> **PROBLEM DETAILS**
Repeat the material below word for word and leave out all pictures.

::: INFORMATION PROVIDED :::

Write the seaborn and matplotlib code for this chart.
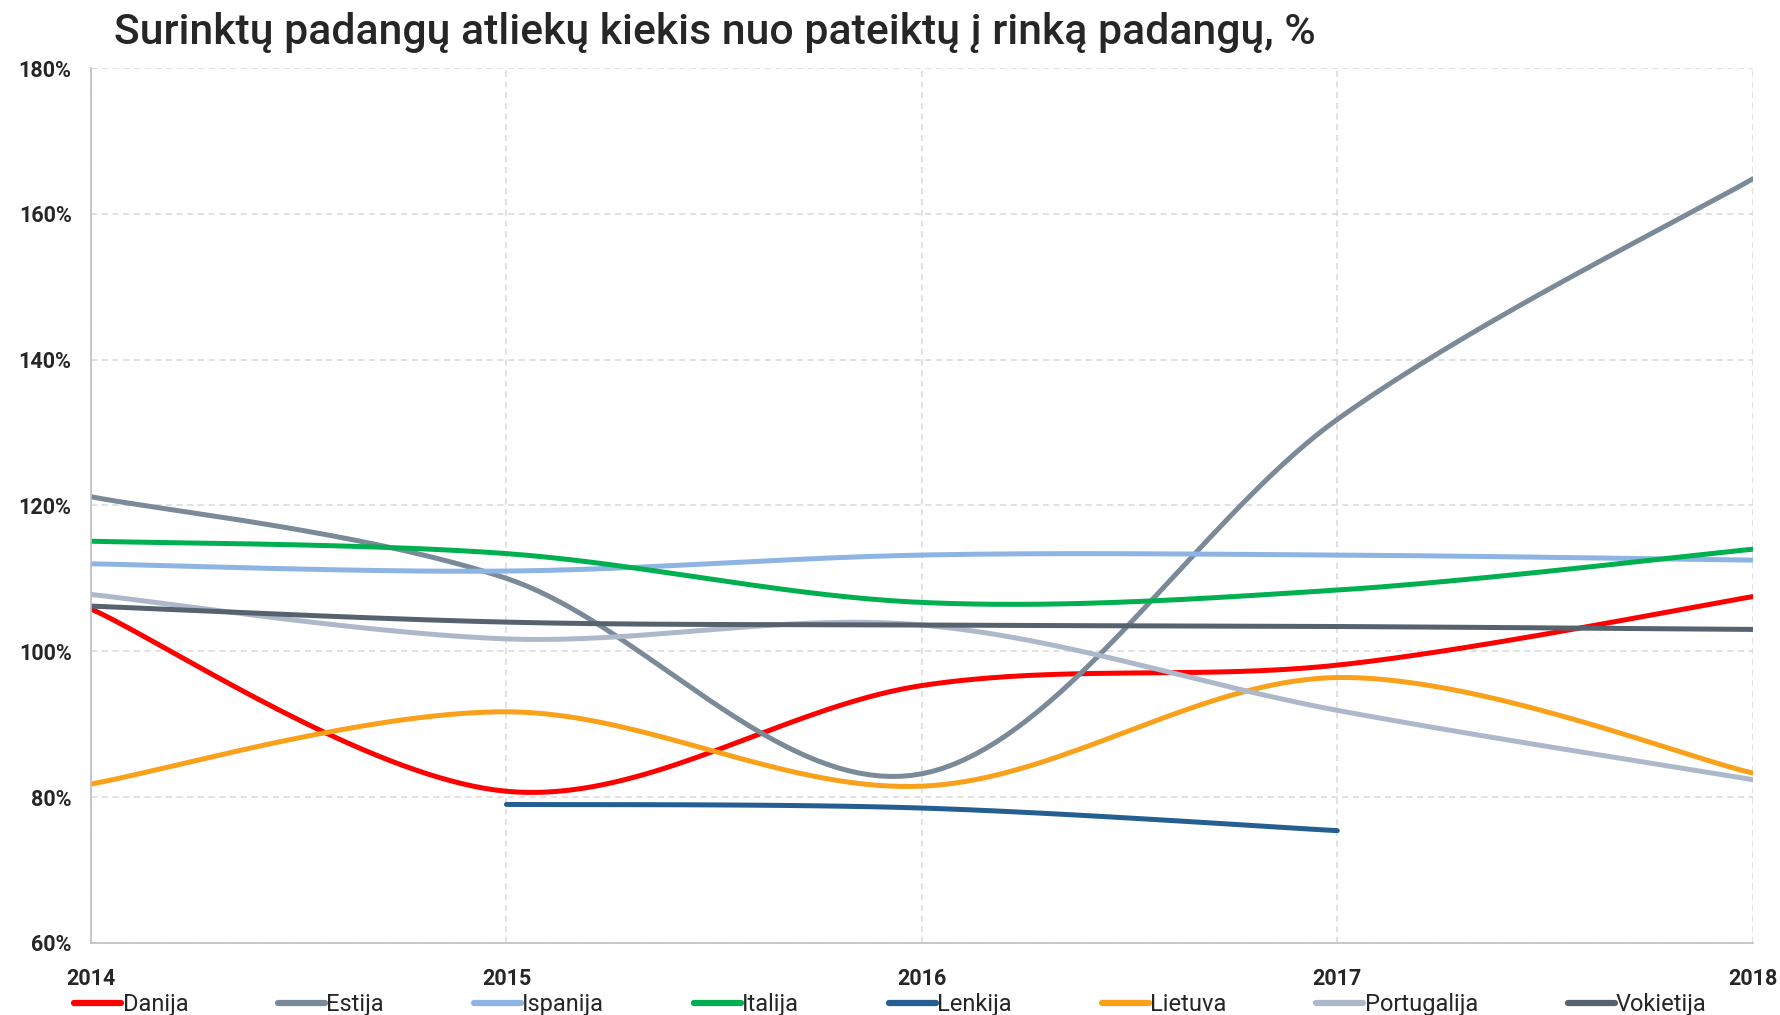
import matplotlib
matplotlib.use("Agg")
import matplotlib.pyplot as plt
import numpy as np
import pandas as pd
import seaborn as sns

years = [2014, 2015, 2016, 2017, 2018]
countries = ["Danija", "Estija", "Ispanija", "Italija", "Lenkija", "Lietuva", "Portugalija", "Vokietija"]

# values, % of tyres placed on the market
danija = [105.8, 80.8, 95.3, 98.1, 107.5]
estija = [121.2, 110.0, 83.2, 131.8, 164.8]
ispanija = [112.0, 111.0, 113.2, 113.2, 112.5]
italija = [115.1, 113.4, 106.7, 108.4, 114.0]
lenkija = [np.nan, 79.0, 78.5, 75.4, np.nan]
lietuva = [81.8, 91.7, 81.5, 96.4, 83.3]
portugalija = [107.8, 101.7, 103.6, 91.9, 82.4]
vokietija = [106.2, 104.0, 103.6, 103.4, 103.0]

series = [danija, estija, ispanija, italija, lenkija, lietuva, portugalija, vokietija]
colors = ["#FF0000", "#7A8A99", "#8DB4E2", "#00B050", "#255E91", "#F9A11B", "#ADB9CA", "#56636F"]

y_ticks = [60, 80, 100, 120, 140, 160, 180]


def smooth(xs, ys, n=40):
    # Excel-style smoothed line: Catmull-Rom bezier through the points
    pts = np.array([(x, y) for x, y in zip(xs, ys) if not np.isnan(y)], dtype=float)
    out = []
    t = np.linspace(0, 1, n)
    for i in range(len(pts) - 1):
        p0 = pts[i - 1] if i > 0 else pts[i]
        p1 = pts[i]
        p2 = pts[i + 1]
        p3 = pts[i + 2] if i + 2 < len(pts) else pts[i + 1]
        c1 = p1 + (p2 - p0) / 6
        c2 = p2 - (p3 - p1) / 6
        seg = ((1 - t) ** 3)[:, None] * p1 + (3 * (1 - t) ** 2 * t)[:, None] * c1 \
            + (3 * (1 - t) * t ** 2)[:, None] * c2 + (t ** 3)[:, None] * p2
        out.append(seg if i == 0 else seg[1:])
    return np.vstack(out)


rows = []
for name, vals in zip(countries, series):
    curve = smooth(years, vals)
    for k, (x, y) in enumerate(curve):
        rows.append({"Metai": x, "Reikšmė": y, "Šalis": name, "k": k})
df = pd.DataFrame(rows)

sns.set_style("white")
plt.rcParams["font.family"] = ["Roboto", "DejaVu Sans"]

fig = plt.figure(figsize=(17.81, 10.15), dpi=100)
ax = fig.add_axes([0.0511, 0.071, 0.933, 0.862])

sns.lineplot(data=df, x="Metai", y="Reikšmė", hue="Šalis", hue_order=countries,
             palette=colors, units="Šalis", estimator=None, sort=False,
             linewidth=3.6, ax=ax, legend=False)

ax.set_xlim(2014, 2018)
ax.set_ylim(60, 180)
ax.set_xticks(years)
ax.set_xticklabels([str(y) for y in years])
ax.set_yticks(y_ticks)
ax.set_yticklabels([f"{v}%" for v in y_ticks])
ax.grid(True, color="#D9D9D9", linestyle=(0, (4, 3)), linewidth=1.1)
for side in ["top", "right"]:
    ax.spines[side].set_visible(False)
ax.spines["left"].set_color("#BFBFBF")
ax.spines["bottom"].set_color("#BFBFBF")
ax.spines["left"].set_linewidth(1.2)
ax.spines["bottom"].set_linewidth(1.2)
ax.tick_params(axis="both", length=0, labelsize=15.5, labelcolor="#262626")
ax.tick_params(axis="x", pad=18)
ax.tick_params(axis="y", pad=14)
for lab in ax.get_xticklabels() + ax.get_yticklabels():
    lab.set_fontweight("bold")
ax.set_xlabel("")
ax.set_ylabel("")

fig.text(0.064, 0.968, "Surinktų padangų atliekų kiekis nuo pateiktų į rinką padangų, %",
         fontsize=30.8, color="#262626", fontweight="medium", va="center", ha="left")

handles = [plt.Line2D([], [], color=c, linewidth=4.5) for c in colors]
fig.legend(handles, countries, loc="lower center", bbox_to_anchor=(0.5, -0.022), ncol=8,
           frameon=False, fontsize=17, handlelength=2.0, handletextpad=0.05, columnspacing=3.8,
           labelcolor="#262626")

fig.savefig("out.png", dpi=100)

:::

> **CORRECT RESPONSE**
Write the seaborn and matplotlib code for this chart.
import matplotlib
matplotlib.use("Agg")
import matplotlib.pyplot as plt
import numpy as np
import pandas as pd
import seaborn as sns

years = [2014, 2015, 2016, 2017, 2018]
countries = ["Danija", "Estija", "Ispanija", "Italija", "Lenkija", "Lietuva", "Portugalija", "Vokietija"]

# values, % of tyres placed on the market
danija = [105.8, 80.8, 95.3, 98.1, 107.5]
estija = [121.2, 110.0, 83.2, 131.8, 164.8]
ispanija = [112.0, 111.0, 113.2, 113.2, 112.5]
italija = [115.1, 113.4, 106.7, 108.4, 114.0]
lenkija = [np.nan, 79.0, 78.5, 75.4, np.nan]
lietuva = [81.8, 91.7, 81.5, 96.4, 83.3]
portugalija = [107.8, 101.7, 103.6, 91.9, 82.4]
vokietija = [106.2, 104.0, 103.6, 103.4, 103.0]

series = [danija, estija, ispanija, italija, lenkija, lietuva, portugalija, vokietija]
colors = ["#FF0000", "#7A8A99", "#8DB4E2", "#00B050", "#255E91", "#F9A11B", "#ADB9CA", "#56636F"]

y_ticks = [60, 80, 100, 120, 140, 160, 180]


def smooth(xs, ys, n=40):
    # Excel-style smoothed line: Catmull-Rom bezier through the points
    pts = np.array([(x, y) for x, y in zip(xs, ys) if not np.isnan(y)], dtype=float)
    out = []
    t = np.linspace(0, 1, n)
    for i in range(len(pts) - 1):
        p0 = pts[i - 1] if i > 0 else pts[i]
        p1 = pts[i]
        p2 = pts[i + 1]
        p3 = pts[i + 2] if i + 2 < len(pts) else pts[i + 1]
        c1 = p1 + (p2 - p0) / 6
        c2 = p2 - (p3 - p1) / 6
        seg = ((1 - t) ** 3)[:, None] * p1 + (3 * (1 - t) ** 2 * t)[:, None] * c1 \
            + (3 * (1 - t) * t ** 2)[:, None] * c2 + (t ** 3)[:, None] * p2
        out.append(seg if i == 0 else seg[1:])
    return np.vstack(out)


rows = []
for name, vals in zip(countries, series):
    curve = smooth(years, vals)
    for k, (x, y) in enumerate(curve):
        rows.append({"Metai": x, "Reikšmė": y, "Šalis": name, "k": k})
df = pd.DataFrame(rows)

sns.set_style("white")
plt.rcParams["font.family"] = ["Roboto", "DejaVu Sans"]

fig = plt.figure(figsize=(17.81, 10.15), dpi=100)
ax = fig.add_axes([0.0511, 0.071, 0.933, 0.862])

sns.lineplot(data=df, x="Metai", y="Reikšmė", hue="Šalis", hue_order=countries,
             palette=colors, units="Šalis", estimator=None, sort=False,
             linewidth=3.6, ax=ax, legend=False)

ax.set_xlim(2014, 2018)
ax.set_ylim(60, 180)
ax.set_xticks(years)
ax.set_xticklabels([str(y) for y in years])
ax.set_yticks(y_ticks)
ax.set_yticklabels([f"{v}%" for v in y_ticks])
ax.grid(True, color="#D9D9D9", linestyle=(0, (4, 3)), linewidth=1.1)
for side in ["top", "right"]:
    ax.spines[side].set_visible(False)
ax.spines["left"].set_color("#BFBFBF")
ax.spines["bottom"].set_color("#BFBFBF")
ax.spines["left"].set_linewidth(1.2)
ax.spines["bottom"].set_linewidth(1.2)
ax.tick_params(axis="both", length=0, labelsize=15.5, labelcolor="#262626")
ax.tick_params(axis="x", pad=18)
ax.tick_params(axis="y", pad=14)
for lab in ax.get_xticklabels() + ax.get_yticklabels():
    lab.set_fontweight("bold")
ax.set_xlabel("")
ax.set_ylabel("")

fig.text(0.064, 0.968, "Surinktų padangų atliekų kiekis nuo pateiktų į rinką padangų, %",
         fontsize=30.8, color="#262626", fontweight="medium", va="center", ha="left")

handles = [plt.Line2D([], [], color=c, linewidth=4.5) for c in colors]
fig.legend(handles, countries, loc="lower center", bbox_to_anchor=(0.5, -0.022), ncol=8,
           frameon=False, fontsize=17, handlelength=2.0, handletextpad=0.05, columnspacing=3.8,
           labelcolor="#262626")

fig.savefig("out.png", dpi=100)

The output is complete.